外国系フードチェーンでも、こうしたインドの食事情に合わせ、ベジタリアンのためのメニューや、インド人が好むスパイシーな味付けをした独自メニューを提供しているところも少なくない。10月末にムンバイに1号店をオープンさせた大手コーヒーチェーンのスターバックスでも、インドでコーヒーよりも好まれる紅茶メニューを充実させ、顧客獲得に取り組んでいくそうだ。

ベジタリアンが多いとはいえ、大量のスパイス、塩分、油を使用して調理されるインド料理や砂糖を大量にいれる飲料を好むインド人の食生活は、決して健康的なものではない。事実、インドでは成人人口の3人に1人が高血圧、6人に1人が肥満、そして10人に1人が糖尿病を抱えている(health.india.com)。つまり、インドはメタボ大国と言っても過言ではないのだ。こうした健康問題を抱えるインドでは最近、健康食品や健康補助食品、カロリーを抑えた食品への関心が高まっている。

▼日本食のインド進出
健康問題の深刻化の要因となっているインド料理に比べ、一般的にヘルシーと認識されている日本食は、インドの外食市場においてどのくらいの需要を獲得していけるだろうか。既に現地展開している日本企業のほとんどは国内でも最大手メーカーばかりだが、経済発展と都市化が急速に進むインドにおける日本食の存在感はほとんどないとも言える状況だ。同じアジア圏の国として、インド人の日本人に対する一般的心象は良好なようであるが、食生活や文化の違いからか、日本におけるインドカレーほどには、インドでは日本食が身近に感じられていないようである。実際、高級ホテルに行けば、日本食レストランが入っているところは数件あるが、インドの一般大衆にはとても手が出る値段ではない。
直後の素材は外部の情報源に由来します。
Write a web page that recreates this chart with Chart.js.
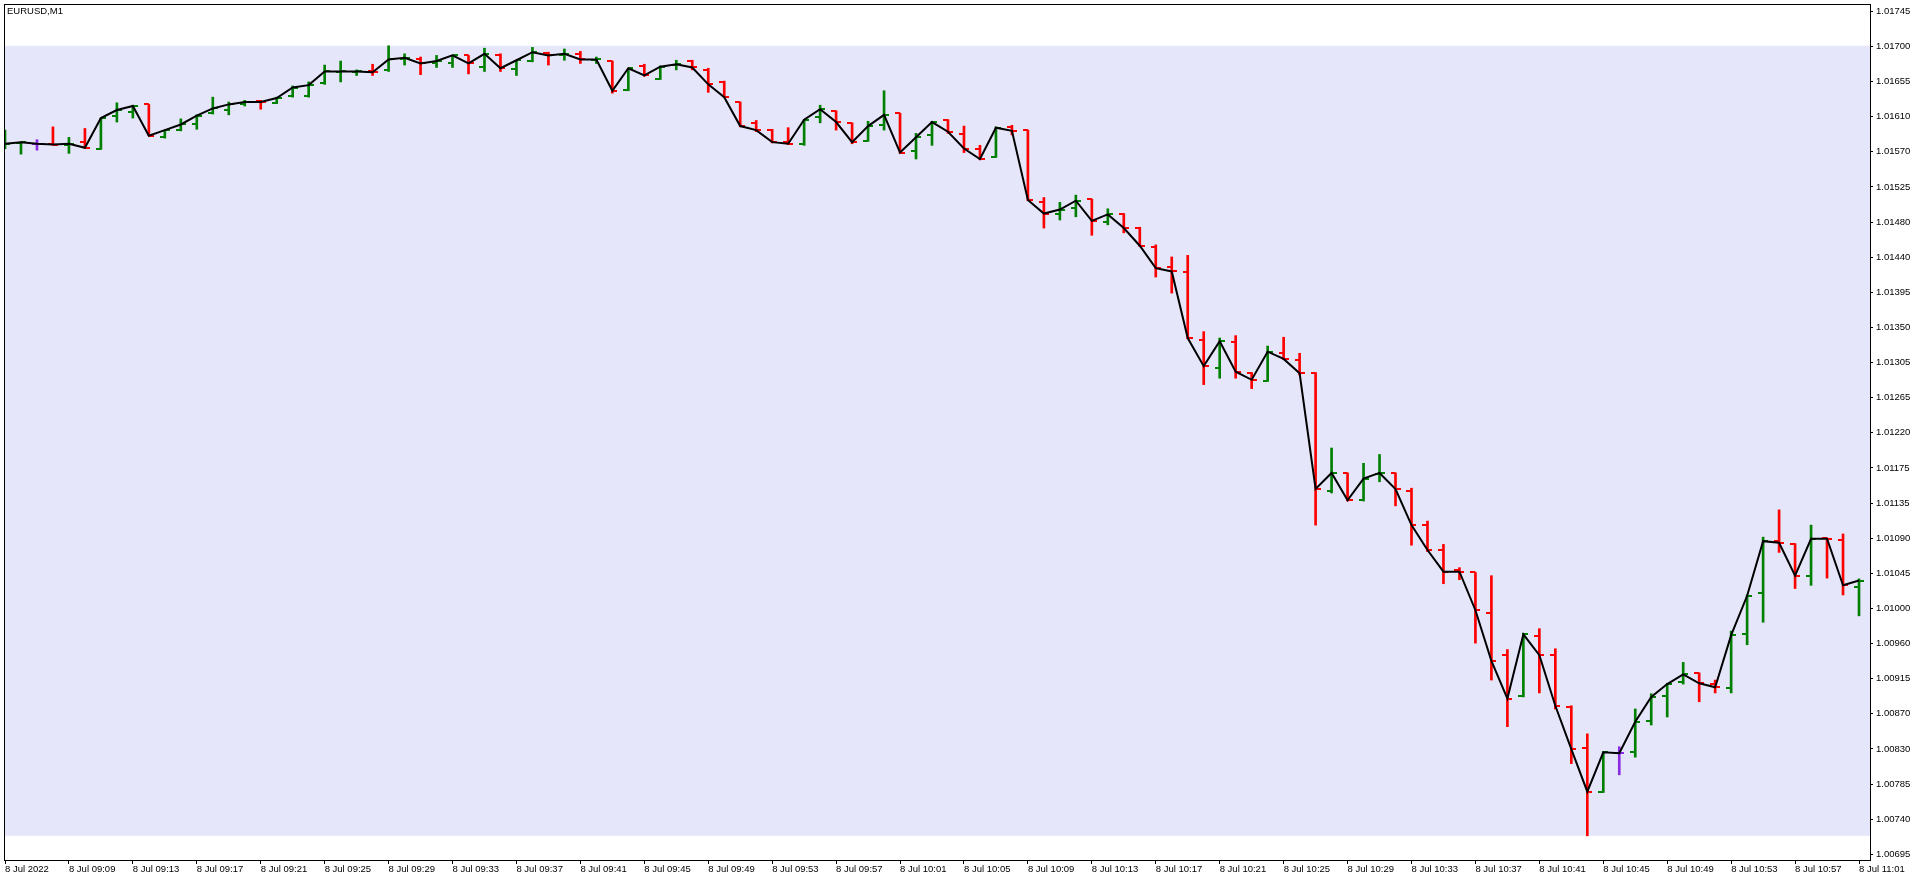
<!DOCTYPE html>
<html>
<head>
<meta charset="utf-8">
<script src="https://cdn.jsdelivr.net/npm/chart.js@4.4.1/dist/chart.umd.min.js"></script>
<style>
  html, body { margin: 0; padding: 0; background: #fff; }
  canvas { display: block; }
</style>
</head>
<body>
<canvas id="chart" width="1916" height="880"></canvas>
<script>
// EURUSD M1, 8 Jul 2022 09:05 .. 11:01, one bar per minute
const symbol = "EURUSD,M1";

const opens = [
  1.01576, 1.01581, 1.01580, 1.01580, 1.01579, 1.01582, 1.01574, 1.01615, 1.01620, 1.01629,
  1.01588, 1.01597, 1.01605, 1.01618, 1.01622, 1.01630, 1.01633, 1.01631, 1.01639, 1.01640,
  1.01656, 1.01669, 1.01669, 1.01671, 1.01672, 1.01686, 1.01686, 1.01680, 1.01681, 1.01690,
  1.01675, 1.01691, 1.01673, 1.01683, 1.01693, 1.01691, 1.01692, 1.01684, 1.01683, 1.01647,
  1.01677, 1.01661, 1.01678, 1.01683, 1.01672, 1.01657, 1.01632, 1.01606, 1.01597, 1.01582,
  1.01580, 1.01613, 1.01621, 1.01606, 1.01584, 1.01603, 1.01618, 1.01571, 1.01591, 1.01609,
  1.01592, 1.01574, 1.01564, 1.01601, 1.01597, 1.01507, 1.01492, 1.01500, 1.01511, 1.01482,
  1.01492, 1.01475, 1.01451, 1.01427, 1.01420, 1.01336, 1.01301, 1.01333, 1.01295, 1.01285,
  1.01319, 1.01311, 1.01295, 1.01148, 1.01170, 1.01136, 1.01169, 1.01170, 1.01147, 1.01105,
  1.01074, 1.01049, 1.01046, 1.00995, 1.00943, 1.00892, 1.00967, 1.00943, 1.00878, 1.00827,
  1.00773, 1.00821, 1.00822, 1.00861, 1.00892, 1.00909, 1.00921, 1.00907, 1.00902, 1.00970,
  1.01020, 1.01085, 1.01082, 1.01041, 1.01089, 1.01087, 1.01028
];
const highs = [
  1.01597, 1.01582, 1.01585, 1.01601, 1.01588, 1.01599, 1.01612, 1.01631, 1.01628, 1.01629,
  1.01597, 1.01611, 1.01616, 1.01638, 1.01632, 1.01634, 1.01634, 1.01638, 1.01652, 1.01657,
  1.01678, 1.01683, 1.01672, 1.01679, 1.01702, 1.01692, 1.01688, 1.01690, 1.01690, 1.01690,
  1.01699, 1.01692, 1.01684, 1.01700, 1.01694, 1.01698, 1.01695, 1.01688, 1.01683, 1.01674,
  1.01679, 1.01677, 1.01684, 1.01684, 1.01674, 1.01658, 1.01632, 1.01609, 1.01598, 1.01600,
  1.01610, 1.01628, 1.01621, 1.01606, 1.01608, 1.01646, 1.01618, 1.01593, 1.01608, 1.01610,
  1.01602, 1.01578, 1.01601, 1.01603, 1.01597, 1.01513, 1.01507, 1.01516, 1.01511, 1.01499,
  1.01493, 1.01476, 1.01454, 1.01439, 1.01441, 1.01346, 1.01338, 1.01341, 1.01295, 1.01328,
  1.01339, 1.01319, 1.01295, 1.01201, 1.01170, 1.01182, 1.01193, 1.01170, 1.01151, 1.01110,
  1.01081, 1.01052, 1.01046, 1.01042, 1.00950, 1.00970, 1.00976, 1.00951, 1.00880, 1.00845,
  1.00823, 1.00829, 1.00876, 1.00895, 1.00908, 1.00934, 1.00921, 1.00912, 1.00973, 1.01018,
  1.01090, 1.01124, 1.01082, 1.01105, 1.01089, 1.01094, 1.01038
];
const lows = [
  1.01574, 1.01567, 1.01572, 1.01578, 1.01568, 1.01574, 1.01573, 1.01607, 1.01612, 1.01590,
  1.01587, 1.01596, 1.01598, 1.01617, 1.01616, 1.01627, 1.01623, 1.01630, 1.01638, 1.01638,
  1.01654, 1.01657, 1.01665, 1.01665, 1.01670, 1.01678, 1.01666, 1.01675, 1.01675, 1.01667,
  1.01670, 1.01670, 1.01665, 1.01682, 1.01678, 1.01684, 1.01680, 1.01680, 1.01643, 1.01646,
  1.01664, 1.01660, 1.01672, 1.01672, 1.01644, 1.01638, 1.01601, 1.01595, 1.01581, 1.01579,
  1.01578, 1.01606, 1.01597, 1.01580, 1.01583, 1.01597, 1.01568, 1.01561, 1.01578, 1.01593,
  1.01569, 1.01560, 1.01563, 1.01591, 1.01509, 1.01475, 1.01485, 1.01489, 1.01466, 1.01479,
  1.01469, 1.01452, 1.01414, 1.01394, 1.01337, 1.01280, 1.01288, 1.01288, 1.01275, 1.01284,
  1.01311, 1.01292, 1.01105, 1.01145, 1.01135, 1.01135, 1.01159, 1.01129, 1.01080, 1.01072,
  1.01032, 1.01037, 1.00958, 1.00912, 1.00854, 1.00891, 1.00896, 1.00876, 1.00808, 1.00718,
  1.00772, 1.00794, 1.00816, 1.00856, 1.00866, 1.00907, 1.00885, 1.00896, 1.00896, 1.00956,
  1.00984, 1.01071, 1.01026, 1.01030, 1.01039, 1.01018, 1.00992
];
const closes = [
  1.01580, 1.01582, 1.01580, 1.01579, 1.01580, 1.01575, 1.01612, 1.01622, 1.01627, 1.01590,
  1.01597, 1.01604, 1.01615, 1.01624, 1.01629, 1.01632, 1.01632, 1.01637, 1.01650, 1.01653,
  1.01670, 1.01670, 1.01670, 1.01669, 1.01685, 1.01687, 1.01680, 1.01683, 1.01690, 1.01680,
  1.01692, 1.01674, 1.01684, 1.01694, 1.01690, 1.01692, 1.01685, 1.01685, 1.01646, 1.01674,
  1.01665, 1.01676, 1.01679, 1.01675, 1.01654, 1.01638, 1.01602, 1.01597, 1.01582, 1.01580,
  1.01610, 1.01623, 1.01607, 1.01582, 1.01602, 1.01616, 1.01569, 1.01588, 1.01607, 1.01595,
  1.01574, 1.01561, 1.01600, 1.01596, 1.01510, 1.01493, 1.01498, 1.01509, 1.01484, 1.01492,
  1.01475, 1.01453, 1.01425, 1.01421, 1.01338, 1.01303, 1.01334, 1.01296, 1.01286, 1.01321,
  1.01312, 1.01294, 1.01150, 1.01170, 1.01136, 1.01163, 1.01170, 1.01150, 1.01105, 1.01074,
  1.01047, 1.01047, 1.00999, 1.00936, 1.00889, 1.00969, 1.00943, 1.00880, 1.00826, 1.00773,
  1.00822, 1.00821, 1.00860, 1.00891, 1.00907, 1.00919, 1.00908, 1.00903, 1.00968, 1.01017,
  1.01085, 1.01083, 1.01042, 1.01088, 1.01088, 1.01030, 1.01036
];

// time axis: a label every 4 bars
const labelEvery = 4;
const xTickLabels = [
  "8 Jul 2022", "8 Jul 09:09", "8 Jul 09:13", "8 Jul 09:17", "8 Jul 09:21", "8 Jul 09:25",
  "8 Jul 09:29", "8 Jul 09:33", "8 Jul 09:37", "8 Jul 09:41", "8 Jul 09:45", "8 Jul 09:49",
  "8 Jul 09:53", "8 Jul 09:57", "8 Jul 10:01", "8 Jul 10:05", "8 Jul 10:09", "8 Jul 10:13",
  "8 Jul 10:17", "8 Jul 10:21", "8 Jul 10:25", "8 Jul 10:29", "8 Jul 10:33", "8 Jul 10:37",
  "8 Jul 10:41", "8 Jul 10:45", "8 Jul 10:49", "8 Jul 10:53", "8 Jul 10:57", "8 Jul 11:01"
];

// price axis labels, evenly spaced from the first to the last
const yTickLabels = [
  "1.01745", "1.01700", "1.01655", "1.01610", "1.01570", "1.01525", "1.01480", "1.01440",
  "1.01395", "1.01350", "1.01305", "1.01265", "1.01220", "1.01175", "1.01135", "1.01090",
  "1.01045", "1.01000", "1.00960", "1.00915", "1.00870", "1.00830", "1.00785", "1.00740",
  "1.00695"
];
const yLabelTop = 1.01745;
const yLabelBottom = 1.00695;
const priceMax = 1.017528;
const priceMin = 1.006879;

// shaded range rectangle
const rangeHigh = 1.01702;
const rangeLow = 1.00718;

const UP = "#008000", DOWN = "#ff0000", FLAT = "#8a2be2";
const barColor = closes.map((c, i) => c > opens[i] ? UP : (c < opens[i] ? DOWN : FLAT));

function tickImage(color, side) {
  const c = document.createElement("canvas");
  c.width = 10;
  c.height = 2;
  const g = c.getContext("2d");
  g.fillStyle = color;
  g.fillRect(side === "left" ? 0 : 5, 0, 5, 2);
  return c;
}
const openTick = {}, closeTick = {};
[UP, DOWN, FLAT].forEach(col => {
  openTick[col] = tickImage(col, "left");
  closeTick[col] = tickImage(col, "right");
});

const FONT = "'Liberation Sans', Arial, sans-serif";
Chart.defaults.font.family = FONT;
Chart.defaults.font.size = 9.5;
Chart.defaults.color = "#000";

const frame = {
  id: "frame",
  beforeDatasetsDraw(chart) {
    const { ctx, chartArea: a, scales: { y } } = chart;
    const top = y.getPixelForValue(rangeHigh);
    const bottom = y.getPixelForValue(rangeLow);
    ctx.save();
    ctx.fillStyle = "#e6e6fa";
    ctx.fillRect(a.left, top, a.right - a.left, bottom - top);
    ctx.restore();
  },
  afterDraw(chart) {
    const { ctx, chartArea: a } = chart;
    ctx.save();
    ctx.strokeStyle = "#000";
    ctx.lineWidth = 1;
    ctx.strokeRect(a.left - 0.5, a.top - 0.5, a.right - a.left + 1, a.bottom - a.top + 1);
    ctx.fillStyle = "#000";
    ctx.font = "9.5px " + FONT;
    ctx.textBaseline = "middle";
    ctx.fillText(symbol, 7, 11);
    ctx.restore();
  }
};

const idx = closes.map((_, i) => i);

new Chart(document.getElementById("chart"), {
  type: "bar",
  data: {
    datasets: [
      {
        type: "line",
        data: idx.map(i => ({ x: i, y: closes[i] })),
        borderColor: "#000",
        borderWidth: 2,
        pointRadius: 0,
        tension: 0,
        order: 0
      },
      {
        type: "scatter",
        data: idx.map(i => ({ x: i, y: opens[i] })),
        pointStyle: ctx => openTick[barColor[ctx.dataIndex]],
        pointRadius: 1,
        order: 1
      },
      {
        type: "scatter",
        data: idx.map(i => ({ x: i, y: closes[i] })),
        pointStyle: ctx => closeTick[barColor[ctx.dataIndex]],
        pointRadius: 1,
        order: 1
      },
      {
        type: "bar",
        data: idx.map(i => ({ x: i, y: [lows[i], highs[i]] })),
        backgroundColor: barColor,
        borderWidth: 0,
        barThickness: 2,
        order: 2
      }
    ]
  },
  options: {
    responsive: false,
    devicePixelRatio: 1,
    animation: false,
    events: [],
    layout: { padding: { left: 3, top: 3, right: 0, bottom: 0 } },
    plugins: { legend: { display: false }, tooltip: { enabled: false } },
    scales: {
      x: {
        type: "linear",
        min: 0,
        max: 116.6875,
        offset: false,
        border: { display: false },
        grid: { drawOnChartArea: false, offset: false, color: "#000", tickLength: 4 },
        ticks: {
          autoSkip: false,
          maxRotation: 0,
          align: "start",
          padding: 0,
          callback: (v, i) => xTickLabels[i]
        },
        afterBuildTicks: s => {
          s.ticks = xTickLabels.map((_, i) => ({ value: i * labelEvery }));
        },
        afterFit: s => {
          s.height = 20;
          s.paddingLeft = 0;
          s.paddingRight = 0;
        }
      },
      y: {
        type: "linear",
        position: "right",
        min: priceMin,
        max: priceMax,
        beginAtZero: false,
        border: { display: false },
        grid: { drawOnChartArea: false, color: "#000", tickLength: 3 },
        ticks: {
          autoSkip: false,
          padding: 3,
          callback: (v, i) => yTickLabels[i]
        },
        afterBuildTicks: s => {
          const step = (yLabelTop - yLabelBottom) / (yTickLabels.length - 1);
          s.ticks = yTickLabels.map((_, i) => ({ value: yLabelTop - i * step }));
        },
        afterFit: s => {
          s.width = 46;
          s.paddingTop = 0;
          s.paddingBottom = 0;
        }
      }
    }
  },
  plugins: [frame]
});
</script>
</body>
</html>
年平均17%の成長を続けるインド外食産業は、国内が飽和状態にある日本にとって、とても魅力的なマーケットである事にまちがいはない。さらには、インドと日本には外交摩擦も全くと言っていいほどない。現在、インドに進出している日本企業は926社(2012年11月時点、在インド日本大使館調べ)だが、そのうちレストラン業と食品製造関連は、合わせて約15社である。

とはいえ、言うまでもないが、海外展開は容易ではない。日本でも有名なスターバックスでさえ、インド三大財閥の一つ、TATAと提携して今年9月までのデリーとムンバイでの初開店、年内50店までの展開を予定していたところを、10月末になってムンバイにようやく一店舗開店という状況である。インドにおける新規事業展開に、高いハードルがあることは否めない。しかし、急発展するインド社会と外食産業の成長を考えた時、それは無視するにはあまりにも大きな存在といえるのではないだろうか。